Abstract
The dehydrogenation reaction of hydrocarbons catalyzed by active carbon proceeds via a radical mechanism to produce the corresponding olefins and the atomic hydrogen and molecular hydrogen. The atomic hydrogen often disturbs dehydrogenation reactions, because it decreases the activity of active carbon and induces the reverse reaction of dehydrogenation, namely the hydrogenation reaction of dehydrogenated products. The dehydrogenation catalyzed by active carbon, therefore, seems to include complicated phenomena. However, these phenomena have not yet been clarified completely. In this study, dehydrogenation reactions of cyclohexane (and cyclohexene) catalyzed by active carbon were tried. The dehydrogenation mechanism of cyclohexane and the behavior of an atomic hydrogen on active carbon are discussed.
The reaction was carried out using a fixed-bed flow reactor packed with coconut charcoal. Products were qualitatively and quantitatively analyzed by gas liquid chromatography.
In the dehydrogenation of cyclohexane (Figs. 1-3), cyclohexene and benzene were obtained as main products. Dehydrogenation of cyclohexene, on the other hand, produced not only benzene, but also cyclohexane and formed trace of cyclohexadiene too, especially under mild conditions (Fig. 8, Table 1). These results strongly suggest that the dehydrogenation of cyclohexane procecds through successive reactions of cyclohexane→ cyclohexene→cyclohexadiene→benzene.

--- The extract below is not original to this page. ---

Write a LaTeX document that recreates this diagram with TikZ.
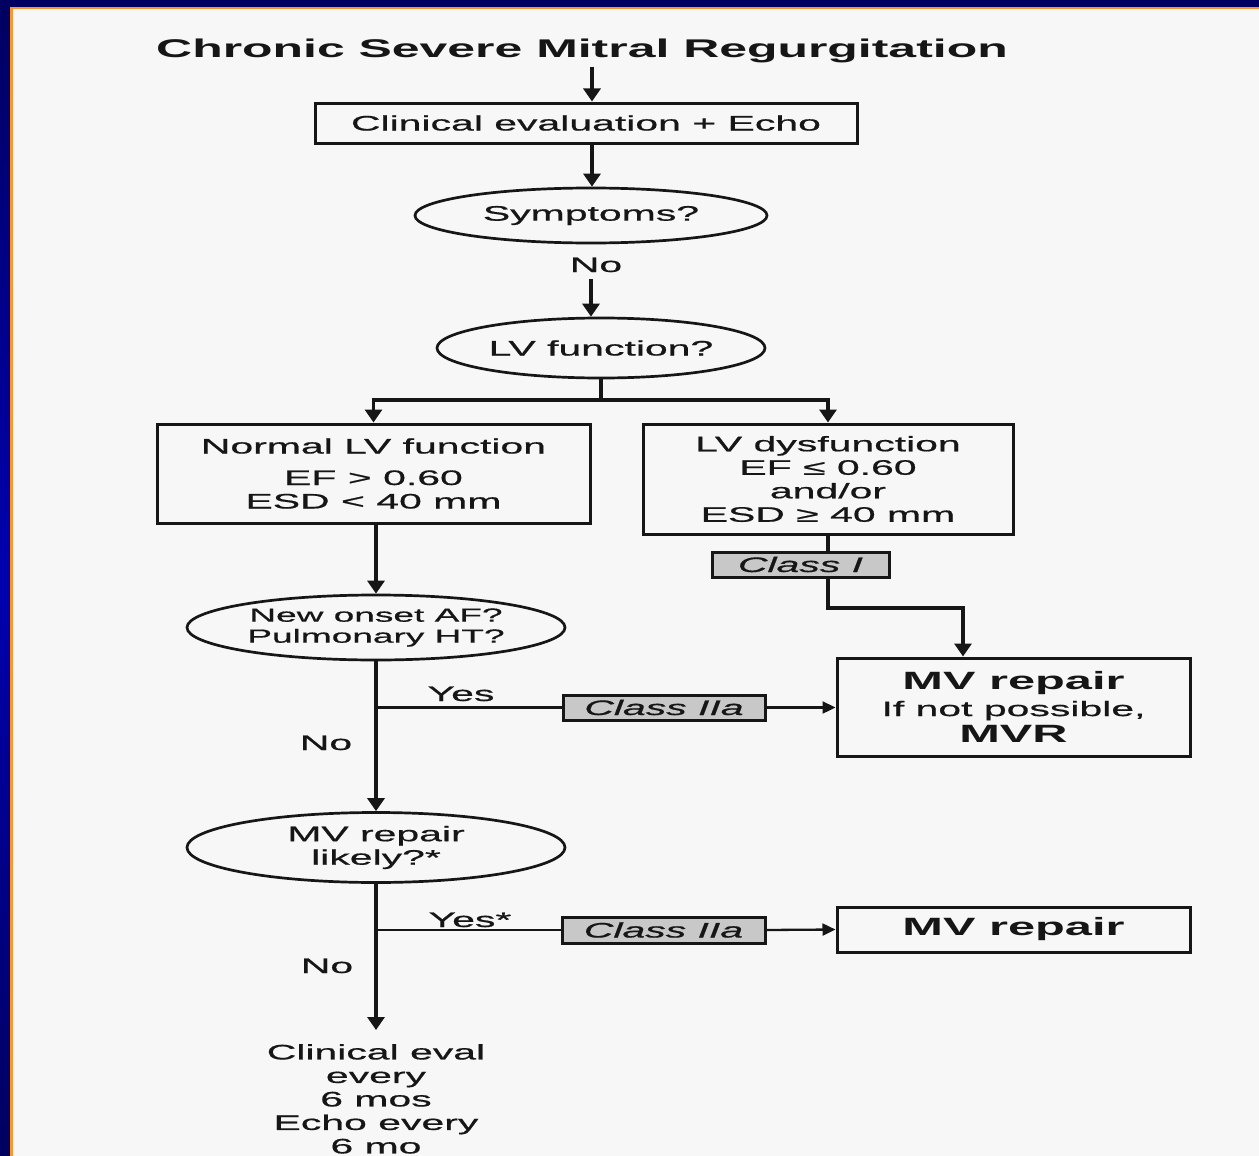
\documentclass[tikz,border=0pt]{standalone}
\usepackage{fontspec}
\setmainfont{Liberation Sans}[FakeStretch=1.95,
  UprightFeatures={FakeBold=0.7},
  ItalicFeatures={FakeBold=0.7}]
\usetikzlibrary{arrows.meta,shapes.geometric,calc}
\definecolor{navy}{RGB}{0,0,96}
\definecolor{bluemid}{RGB}{0,0,175}
\definecolor{orng}{RGB}{250,150,50}
\definecolor{paper}{RGB}{247,247,247}
\definecolor{ink}{RGB}{22,22,22}
\definecolor{classgray}{RGB}{200,200,200}
\begin{document}
\begin{tikzpicture}[x=1pt,y=-1pt,
  txt/.style={font=\fontsize{21}{23.5}\selectfont, text=ink, inner sep=0pt, align=center},
  bx/.style={txt, draw=ink, line width=3pt},
  ell/.style={txt, ellipse, draw=ink, line width=2.7pt},
  cls/.style={txt, draw=ink, fill=classgray, line width=3pt, font=\fontsize{21}{23.5}\selectfont\itshape},
  lbl/.style={txt, anchor=base},
  arr/.style={draw=ink, line width=3.2pt, -{Triangle[length=13pt,width=17pt]}},
  harr/.style={draw=ink, line width=2.3pt, -{Triangle[length=13pt,width=12pt]}},
  hline/.style={draw=ink, line width=2.3pt},
  vline/.style={draw=ink, line width=3.2pt},
  bigb/.style={font=\fontsize{25}{27}\selectfont\bfseries}
]
\useasboundingbox (0,0) rectangle (1259,1156);
% frame
\fill[navy] (0,0) rectangle (1259,1156);
\shade[top color=navy, bottom color=navy, middle color=bluemid] (0,0) rectangle (10,1156);
\fill[orng] (10,7) rectangle (1259,9.5);
\fill[orng] (10,7) rectangle (12.5,1156);
\fill[paper] (12.5,9.5) rectangle (1259,1156);

% title
\node[lbl, font=\fontsize{25.6}{28}\selectfont\bfseries, text=ink] (title) at (582,58) {Chronic Severe Mitral Regurgitation};
\coordinate (cx) at (592,0);
\coordinate (cy) at (591,0);

% nodes
\node[bx, minimum width=542, minimum height=40] (box1) at (586,123) {Clinical evaluation + Echo};
\node[ell, minimum width=352, minimum height=55] (sym) at (591,215.5) {Symptoms?};
\node[lbl] (no1) at (596,272) {No};
\node[ell, minimum width=328, minimum height=60] (lvf) at (601,348) {LV function?};
\coordinate (split) at (601,400);

\node[bx, minimum width=433, minimum height=99] (norm) at (373.5,473.5)
  {Normal LV function\\[8pt] EF > 0.60\\ ESD < 40 mm};
\node[bx, minimum width=370, minimum height=110] (dys) at (828,479)
  {LV dysfunction\\ EF ≤ 0.60\\ and/or\\ ESD ≥ 40 mm};
\node[cls, minimum width=177, minimum height=25] (classI) at (800.5,564.5) {Class I};
\coordinate (k1) at (963,608);

\node[bx, minimum width=353, minimum height=98, font=\fontsize{21}{26.5}\selectfont] (mvr) at (1013.5,707)
  {{\fontsize{25}{26.5}\selectfont\bfseries MV repair}\\ If not possible,\\ {\fontsize{25}{26.5}\selectfont\bfseries MVR}};

\node[ell, minimum width=378, minimum height=65, font=\fontsize{19}{21}\selectfont] (af) at (376,627.5)
  {New onset AF?\\ Pulmonary HT?};
\node[cls, minimum width=202, minimum height=25] (c2a) at (664,707.5) {Class IIa};
\node[lbl] (yes1) at (461,701) {Yes};
\node[lbl] (no2) at (326,750) {No};

\node[ell, minimum width=378, minimum height=70] (mvl) at (376,847.5)
  {MV repair\\ likely?*};
\node[cls, minimum width=203, minimum height=26] (c2b) at (663.5,930) {Class IIa};
\node[lbl] (yes2) at (470,927) {Yes*};
\node[lbl] (no3) at (327,973) {No};
\node[bx, minimum width=353, minimum height=45, bigb] (mv2) at (1013.5,929.5) {MV repair};

\node[txt, anchor=north] (fin) at (376,1044)
  {Clinical eval\\ every\\ 6 mos\\ Echo every\\ 6 mo};
\coordinate (e5) at (376,1030);

% connectors
\draw[arr] (title.south -| cx) ++(0,3) -- (box1.north -| cx);
\draw[arr] (box1.south -| cx) -- (sym.north -| cx);
\draw[arr, shorten <=7pt] (no1.south -| cy) -- (lvf.north -| cy);
\draw[vline] (lvf.south) -- (split);
\draw[arr] (split) -| (norm.north);
\draw[arr] (split) -| (dys.north);
\draw[vline] (dys.south) -- (dys.south |- classI.north);
\draw[arr] (dys.south |- classI.south) |- (k1) -- (k1 |- mvr.north);
\draw[arr] (af.north |- norm.south) -- (af.north);
\draw[arr] (af.south) -- (mvl.north);
\draw[hline] (af.south |- c2a.west) -- (c2a.west);
\draw[harr] (c2a.east) -- (c2a.east -| mvr.west);
\draw[arr] (mvl.south) -- (e5);
\draw[hline] (mvl.south |- c2b.west) -- (c2b.west);
\draw[harr] (c2b.east) -- (mv2.west);
\end{tikzpicture}
\end{document}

But cyclohexene seemed to give benzene (and cyclohexane) by a disproportionation reaction, because it undertook the dehydrogenation reaction more easily than cyclohexane and also acted as a hydrogen acceptor.
The atomic hydrogen absorbed on active carbon was easily removed by oxygen (Figs. 1, 4), resulting in the high conversion of cyclohexane. This fact may explained not only by the removal of the hydrogen to give vacant active sites, as well as by the formation of new active sites under the action of the resulting water (Fig. 5). The atomic hydrogen formed as the result of dehydration reactions of cyclohexane and cyclohexene, was defferent from molecular hydrogen in the point of view that the former was so active as to hydrogenate benzene (Table 2).